Allan’s misreadings of communication, whether written, oral, or nonverbal, cost him a reliable local support network, which opens him up further to the machinations of someone like Lydia Gwilt. Correspondence involving Lydia in Chapter IV returns the issue of letters once again to the larger drama of the novel’s plot. The consequences of Miss Milroy’s ill-fated change to her father’s advertisement for a governess have come to fruition—Lydia is coming to Thorpe Ambrose, well ahead of any possibility for suspicion. Timing is once more at fault. In Chapter III and the beginning of Chapter IV, local correspondence moves quickly (perhaps too quickly)—Allan rushes off his two messages to Mr. Darch, engages Pedgift, further troubles the waters of local opinion, and sends strawberries to Mrs. Milroy all in one long (and presumably difficult on Richard’s feet) day. At the end of Chapter IV, the trouble becomes the opposite. The pieces can come together only so quickly, and Mr. Brock, Midwinter, Allan, and the Milroys all fail to pool their various pieces of information in time. If only Mr. Brock had Google and an Instant Messaging system; if only Midwinter could send emails chasing after Allan’s hasty decisions; if only Lydia Gwilt were in a facial recognition database of known con artists.
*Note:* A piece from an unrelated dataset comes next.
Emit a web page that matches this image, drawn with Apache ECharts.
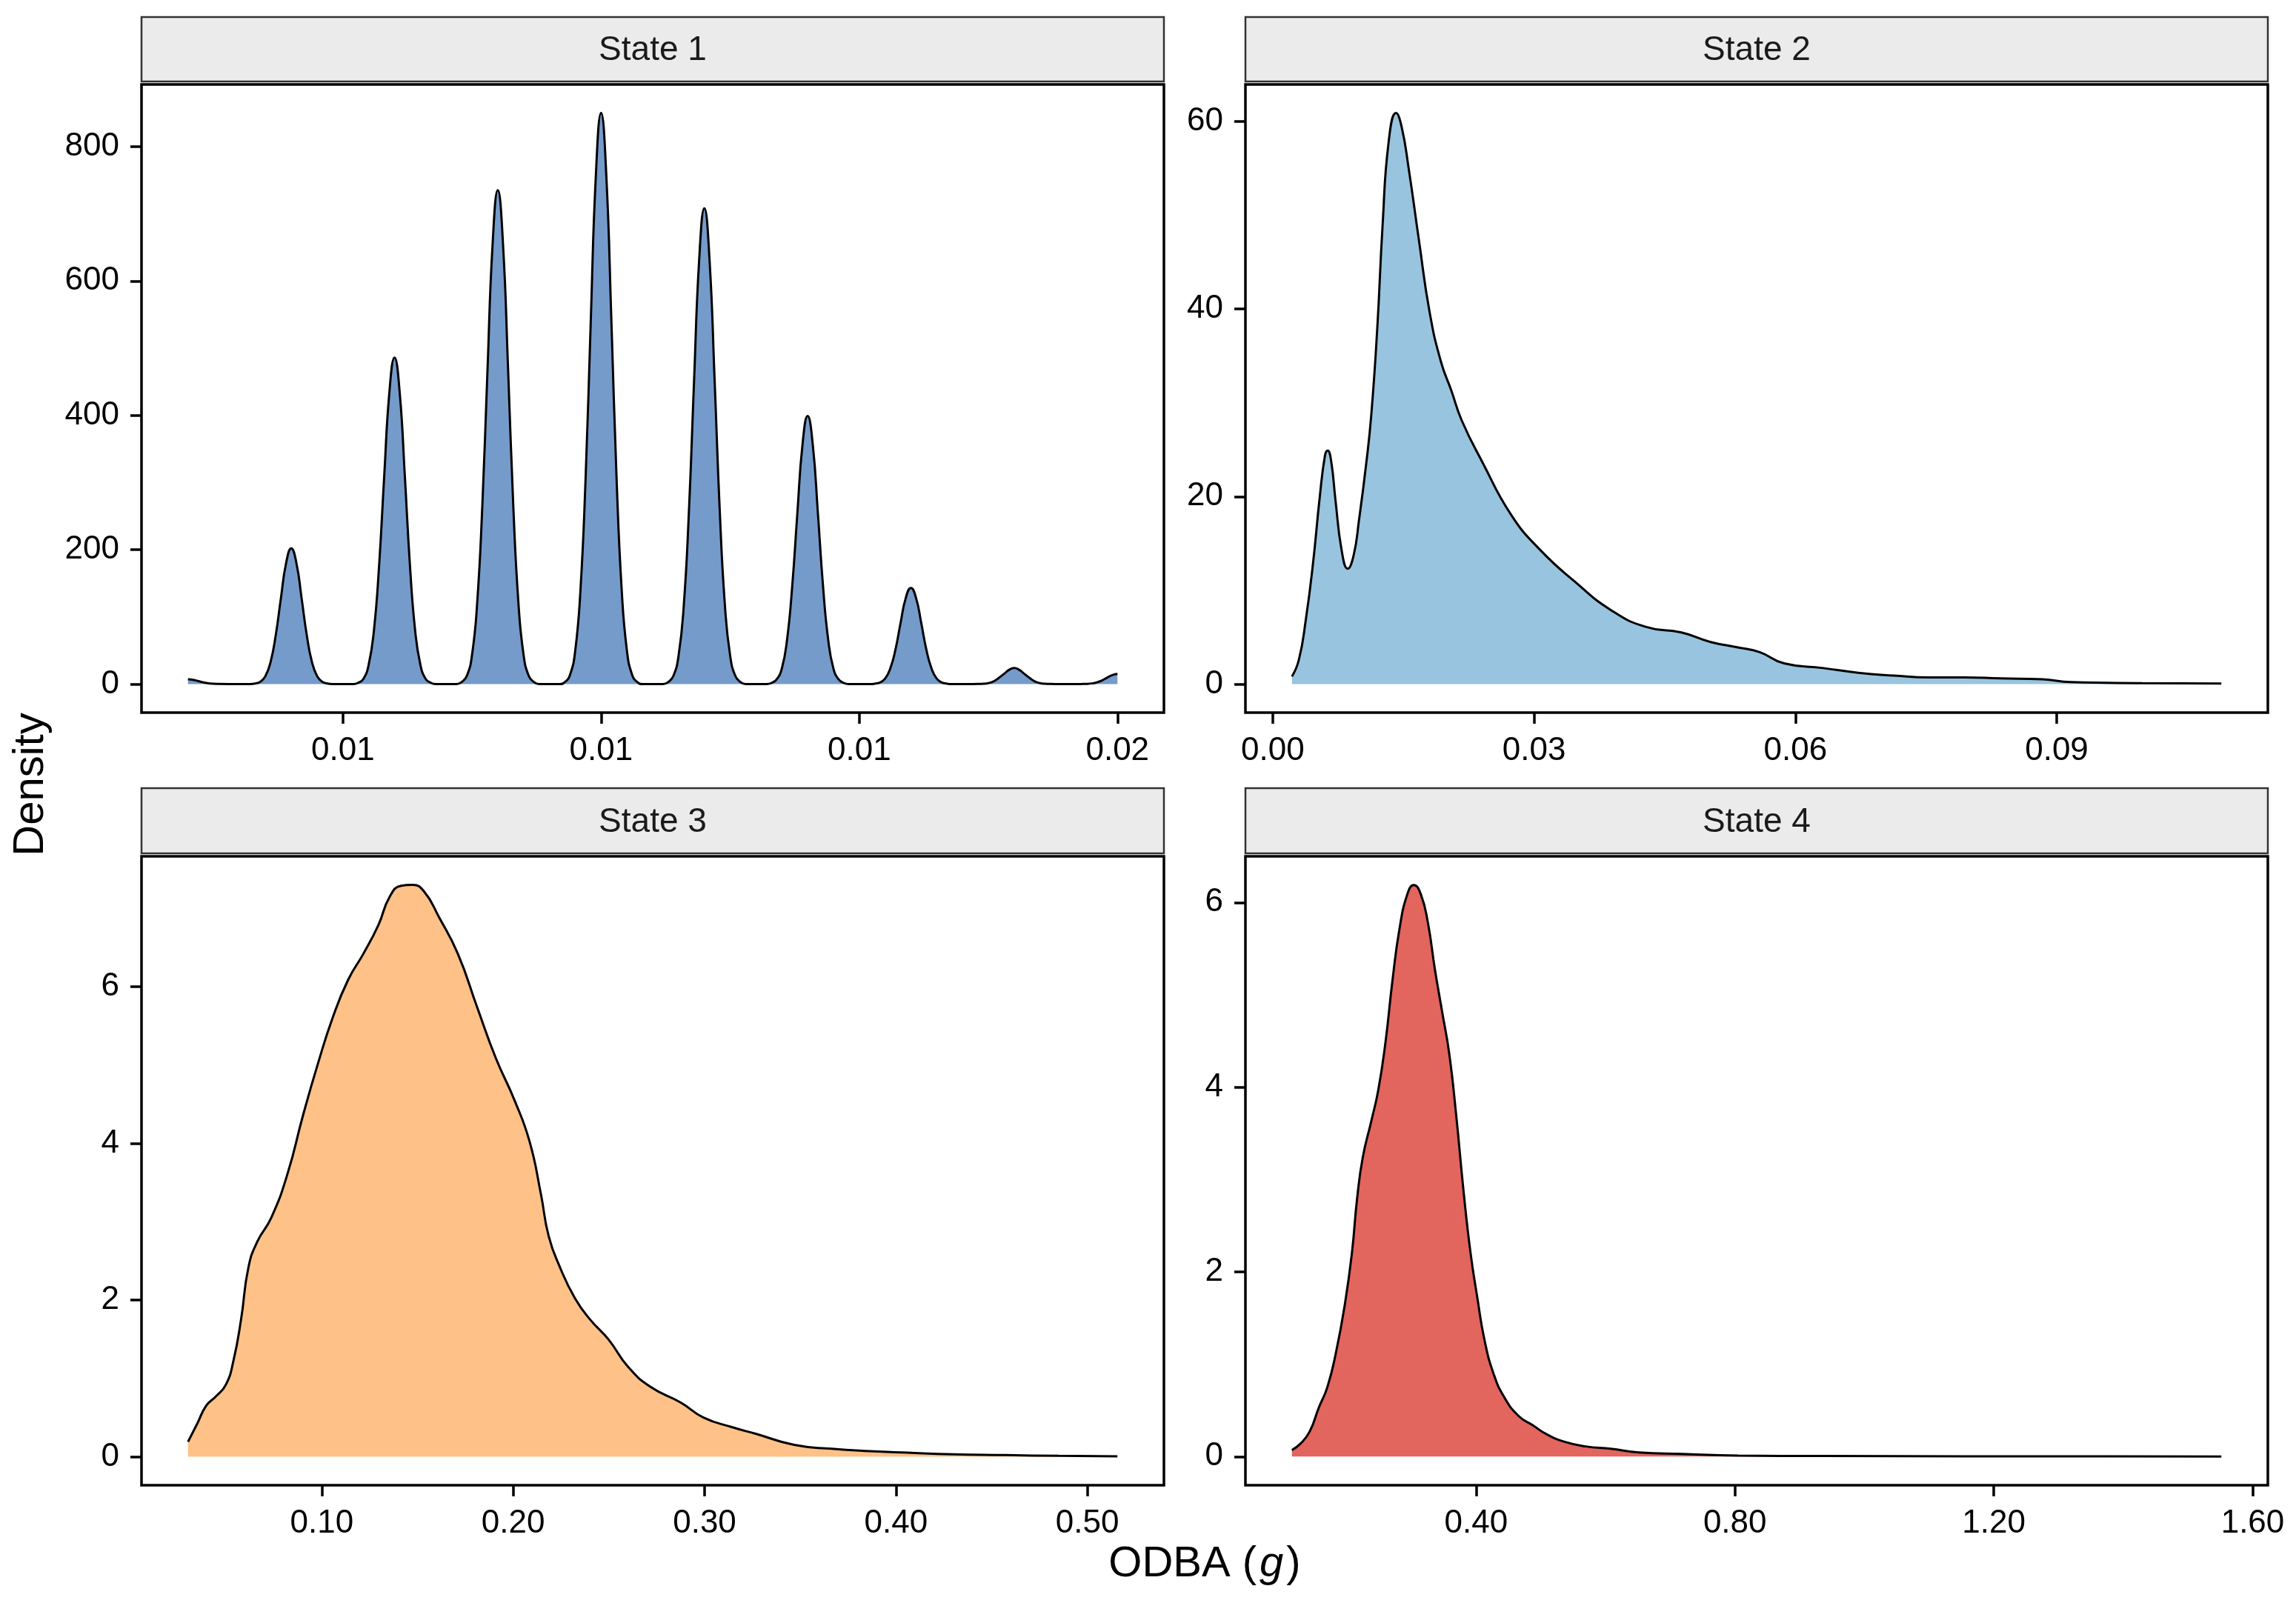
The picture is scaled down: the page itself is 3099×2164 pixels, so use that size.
<!DOCTYPE html>
<html>
<head>
<meta charset="utf-8">
<script src="https://cdn.jsdelivr.net/npm/echarts@6/dist/echarts.min.js"></script>
<style>
  html, body { margin: 0; padding: 0; background: #fff; }
  #main { width: 3099px; height: 2164px; }
</style>
</head>
<body>
<div id="main"></div>
<script>
// density curves, [ODBA, density]
var state1 = [
  [0.00600,7],[0.00605,6.3],[0.00610,4.4],[0.00615,2.5],[0.00620,1.1],[0.00625,0.4],[0.00630,0.1],[0.00640,0],
  [0.00660,0],[0.00665,0.8],[0.00670,3.4],[0.00675,12],[0.00680,33],[0.00685,73],[0.00690,128],[0.00695,180],[0.00700,202],
  [0.00705,180],[0.00710,128],[0.00715,73],[0.00720,33],[0.00725,12],[0.00730,3.4],[0.00735,0.8],[0.00740,0],
  [0.00760,0],[0.00765,2],[0.00770,8],[0.00775,29],[0.00780,79],[0.00785,175],[0.00790,309],[0.00795,434],[0.00800,486],
  [0.00805,434],[0.00810,309],[0.00815,175],[0.00820,79],[0.00825,29],[0.00830,8],[0.00835,2],[0.00840,0],
  [0.00860,0],[0.00865,3],[0.00870,12],[0.00875,43],[0.00880,120],[0.00885,265],[0.00890,467],[0.00895,656],[0.00900,735],
  [0.00905,656],[0.00910,467],[0.00915,265],[0.00920,120],[0.00925,43],[0.00930,12],[0.00935,3],[0.00940,0],
  [0.00960,0],[0.00965,3],[0.00970,14],[0.00975,50],[0.00980,139],[0.00985,306],[0.00990,540],[0.00995,759],[0.01000,850],
  [0.01005,759],[0.01010,540],[0.01015,306],[0.01020,139],[0.01025,50],[0.01030,14],[0.01035,3],[0.01040,0],
  [0.01060,0],[0.01065,3],[0.01070,12],[0.01075,42],[0.01080,115],[0.01085,255],[0.01090,450],[0.01095,632],[0.01100,708],
  [0.01105,632],[0.01110,450],[0.01115,255],[0.01120,115],[0.01125,42],[0.01130,12],[0.01135,3],[0.01140,0],
  [0.01160,0],[0.01165,1.6],[0.01170,7],[0.01175,23],[0.01180,65],[0.01185,144],[0.01190,253],[0.01195,356],[0.01200,399],
  [0.01205,356],[0.01210,253],[0.01215,144],[0.01220,65],[0.01225,23],[0.01230,7],[0.01235,1.6],[0.01240,0],
  [0.01260,0],[0.01265,0.6],[0.01270,2.4],[0.01275,8],[0.01280,23],[0.01285,51],[0.01290,91],[0.01295,128],[0.01300,143],
  [0.01305,128],[0.01310,91],[0.01315,51],[0.01320,23],[0.01325,8],[0.01330,2.4],[0.01335,0.6],[0.01340,0],
  [0.01360,0],[0.01365,0.1],[0.01370,0.4],[0.01375,1.4],[0.01380,4],[0.01385,9],[0.01390,15],[0.01395,21],[0.01400,24],
  [0.01405,21],[0.01410,15],[0.01415,9],[0.01420,4],[0.01425,1.4],[0.01430,0.4],[0.01435,0.1],[0.01440,0],
  [0.01460,0],[0.01465,0.06],[0.01470,0.25],[0.01475,0.9],[0.01480,2.4],[0.01485,5.4],[0.01490,9.5],[0.01495,13.4],[0.01500,15]
];
var state2 = [
  [0.0022,0.8],[0.0030,2.6],[0.0038,6.9],[0.0046,12.7],[0.0054,20],[0.0060,24.4],[0.0063,24.9],[0.0067,23.8],
  [0.0072,19.6],[0.0079,14.3],[0.0086,12.3],[0.0093,13.8],[0.0099,17.5],[0.0107,23.3],[0.0113,28.6],[0.0120,38],
  [0.0126,48.8],[0.0133,57.8],[0.01415,60.9],[0.0148,59.4],[0.0156,55],[0.0168,47.2],[0.0180,39.7],[0.0193,34.4],
  [0.0205,31.3],[0.0217,28.1],[0.0241,23.6],[0.0274,18.0],[0.0307,14.3],[0.0347,10.9],[0.0388,7.9],[0.0428,6.1],
  [0.0469,5.5],[0.0502,4.5],[0.0534,3.9],[0.0559,3.4],[0.0587,2.2],[0.0632,1.7],[0.0672,1.2],[0.0713,0.9],
  [0.0754,0.7],[0.0794,0.7],[0.0835,0.6],[0.0884,0.5],[0.0916,0.2],[0.0998,0.1],[0.1089,0.05]
];
var state3 = [
  [0.0301,0.19],[0.0349,0.42],[0.0396,0.65],[0.0447,0.77],[0.0499,0.92],[0.0538,1.22],[0.0578,1.75],[0.0617,2.42],
  [0.0664,2.75],[0.0736,3.05],[0.0822,3.62],[0.0901,4.35],[0.0980,5.02],[0.1059,5.62],[0.1138,6.09],[0.1217,6.42],
  [0.1296,6.79],[0.1355,7.15],[0.1415,7.29],[0.1474,7.30],[0.1533,7.22],[0.1612,6.89],[0.1711,6.42],[0.1810,5.75],
  [0.1909,5.09],[0.2007,4.55],[0.2086,4.02],[0.2145,3.35],[0.2185,2.82],[0.2244,2.42],[0.2323,2.02],[0.2402,1.75],
  [0.2500,1.49],[0.2599,1.15],[0.2718,0.89],[0.2876,0.69],[0.2994,0.50],[0.3152,0.37],[0.3270,0.29],[0.3468,0.15],
  [0.3665,0.10],[0.3862,0.07],[0.4060,0.05],[0.4297,0.03],[0.4573,0.02],[0.4850,0.01],[0.5157,0.005]
];
var state4 = [
  [0.1154,0.07],[0.1286,0.14],[0.1428,0.27],[0.1570,0.53],[0.1701,0.75],[0.1833,1.12],[0.1975,1.66],[0.2084,2.22],
  [0.2161,2.79],[0.2249,3.24],[0.2380,3.63],[0.2489,3.97],[0.2599,4.48],[0.2709,5.16],[0.2818,5.72],[0.2938,6.09],
  [0.3037,6.19],[0.3146,6.09],[0.3256,5.78],[0.3365,5.27],[0.3475,4.82],[0.3584,4.37],[0.3694,3.69],[0.3803,2.90],
  [0.3912,2.22],[0.4022,1.71],[0.4131,1.26],[0.4274,0.89],[0.4438,0.64],[0.4657,0.44],[0.4876,0.34],[0.5095,0.24],
  [0.5368,0.16],[0.5697,0.11],[0.6080,0.085],[0.6518,0.045],[0.7174,0.028],[0.8050,0.011],[0.9363,0.006],
  [1.155,0.003],[1.374,0.002],[1.5517,0.001]
];

var stateNames = ['State 1', 'State 2', 'State 3', 'State 4'];
var fillColors = ['#759BCB', '#98C4DF', '#FEC188', '#E2655E'];

// tick positions and their printed labels
var xTicks = [
  [0.0075, 0.01, 0.0125, 0.015],
  [0, 0.03, 0.06, 0.09],
  [0.1, 0.2, 0.3, 0.4, 0.5],
  [0.4, 0.8, 1.2, 1.6]
];
var xLabels = [
  ['0.01', '0.01', '0.01', '0.02'],
  ['0.00', '0.03', '0.06', '0.09'],
  ['0.10', '0.20', '0.30', '0.40', '0.50'],
  ['0.40', '0.80', '1.20', '1.60']
];
var yTicks = [
  [0, 200, 400, 600, 800],
  [0, 20, 40, 60],
  [0, 2, 4, 6],
  [0, 2, 4, 6]
];
var xRange = [[0.00555, 0.01545], [-0.00314, 0.11424], [0.0058, 0.54], [0.0436, 1.6235]];
var yRange = [[-42.5, 892.5], [-3.05, 63.95], [-0.365, 7.665], [-0.31, 6.5]];

var FONT = "'Liberation Sans', Arial, Helvetica, sans-serif";
var chart = echarts.init(document.getElementById('main'));

// panel boxes in pixels
var panels = [
  {left: 191, top: 114, width: 1380, height: 848, stripTop: 23},
  {left: 1681, top: 114, width: 1380, height: 848, stripTop: 23},
  {left: 191, top: 1156, width: 1380, height: 849, stripTop: 1064},
  {left: 1681, top: 1156, width: 1380, height: 849, stripTop: 1064}
];

function labelFor(i) {
  return function (v) {
    for (var k = 0; k < xTicks[i].length; k++) {
      if (Math.abs(xTicks[i][k] - v) < 1e-9) return xLabels[i][k];
    }
    return '';
  };
}

var grids = [], xAxes = [], yAxes = [], series = [], graphics = [];
var allData = [state1, state2, state3, state4];

for (var i = 0; i < 4; i++) {
  var p = panels[i];
  grids.push({
    left: p.left, top: p.top, width: p.width, height: p.height,
    show: true, borderColor: '#000', borderWidth: 3.5, backgroundColor: '#fff'
  });
  xAxes.push({
    gridIndex: i, type: 'value', min: xRange[i][0], max: xRange[i][1],
    axisLine: {show: false, onZero: false},
    splitLine: {show: false},
    axisTick: {show: true, length: 15, customValues: xTicks[i], lineStyle: {color: '#000', width: 3.5}},
    axisLabel: {
      customValues: xTicks[i], formatter: labelFor(i),
      fontSize: 44, fontFamily: FONT, color: '#000', margin: 30, hideOverlap: false
    }
  });
  yAxes.push({
    gridIndex: i, type: 'value', min: yRange[i][0], max: yRange[i][1],
    axisLine: {show: false, onZero: false},
    splitLine: {show: false},
    axisTick: {show: true, length: 15, customValues: yTicks[i], lineStyle: {color: '#000', width: 3.5}},
    axisLabel: {
      customValues: yTicks[i],
      fontSize: 44, fontFamily: FONT, color: '#000', margin: 30, hideOverlap: false
    }
  });
  series.push({
    type: 'line', xAxisIndex: i, yAxisIndex: i,
    data: allData[i], showSymbol: false, symbol: 'none',
    smooth: 0.5,
    lineStyle: {color: '#000', width: 3},
    areaStyle: {color: fillColors[i], opacity: 1},
    z: 3
  });
  // facet strip
  graphics.push({
    type: 'rect', z: 10,
    shape: {x: p.left, y: p.stripTop, width: p.width, height: p.top - 4 - p.stripTop},
    style: {fill: '#EBEBEB', stroke: '#333', lineWidth: 2.5}
  });
  graphics.push({
    type: 'text', z: 11,
    x: p.left + p.width / 2, y: p.stripTop + (p.top - 4 - p.stripTop) / 2 + 2,
    style: {
      text: stateNames[i], font: '46px ' + FONT, fill: '#1a1a1a',
      align: 'center', verticalAlign: 'middle', textAlign: 'center', textVerticalAlign: 'middle'
    }
  });
}

graphics.push({
  type: 'text', z: 11, x: 42, y: 1059, rotation: Math.PI / 2,
  style: {
    text: 'Density', font: '58px ' + FONT, fill: '#000',
    align: 'center', verticalAlign: 'middle', textAlign: 'center', textVerticalAlign: 'middle'
  }
});
graphics.push({
  type: 'text', z: 11, x: 1626, y: 2112,
  style: {
    text: '{n|ODBA (}{i|g}{n|)}',
    align: 'center', verticalAlign: 'middle', textAlign: 'center', textVerticalAlign: 'middle',
    rich: {
      n: {fontSize: 58, fontFamily: FONT, fill: '#000', color: '#000'},
      i: {fontSize: 58, fontFamily: FONT, fontStyle: 'italic', fill: '#000', color: '#000', padding: [0, 4, 0, 4]}
    }
  }
});

chart.setOption({
  animation: false,
  backgroundColor: '#fff',
  grid: grids,
  xAxis: xAxes,
  yAxis: yAxes,
  series: series,
  graphic: {elements: graphics}
});
</script>
</body>
</html>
Alas, they are as hampered by time and distance from “reading ahead” in Lydia’s plot as Collins’ readers would have been, and this is where the nature of serialization begins to resemble a kind of correspondence. For me as a reader, confined to reading “like a Victorian” (without leave to read ahead), this installment of Chapters III and IV becomes a letter, with Collins dispensing local gossip, recommending (or recommending against) particular characters, and filling in key pieces of Lydia Gwilt’s puzzle, paralleling the purposes of the letters in the novel itself. Like Midwinter, I must wait on Mr. Brock’s further discoveries and the postal system—or, in my case, the timing of the publisher—which will deliver them. Across the troublesome distances of time and space, Wilkie Collins is performing a type of correspondence with his readers; the novel’s serial installments are his letters of news, this elaborate piece of English gossip Collins’ to impart, expecting response in the purchase of the next installment. The reader no more knows “how this strange discovery is to end” (ch. 4) than Mr. Brock does. I suppose I will have to wait for Collins’ next letter to find out.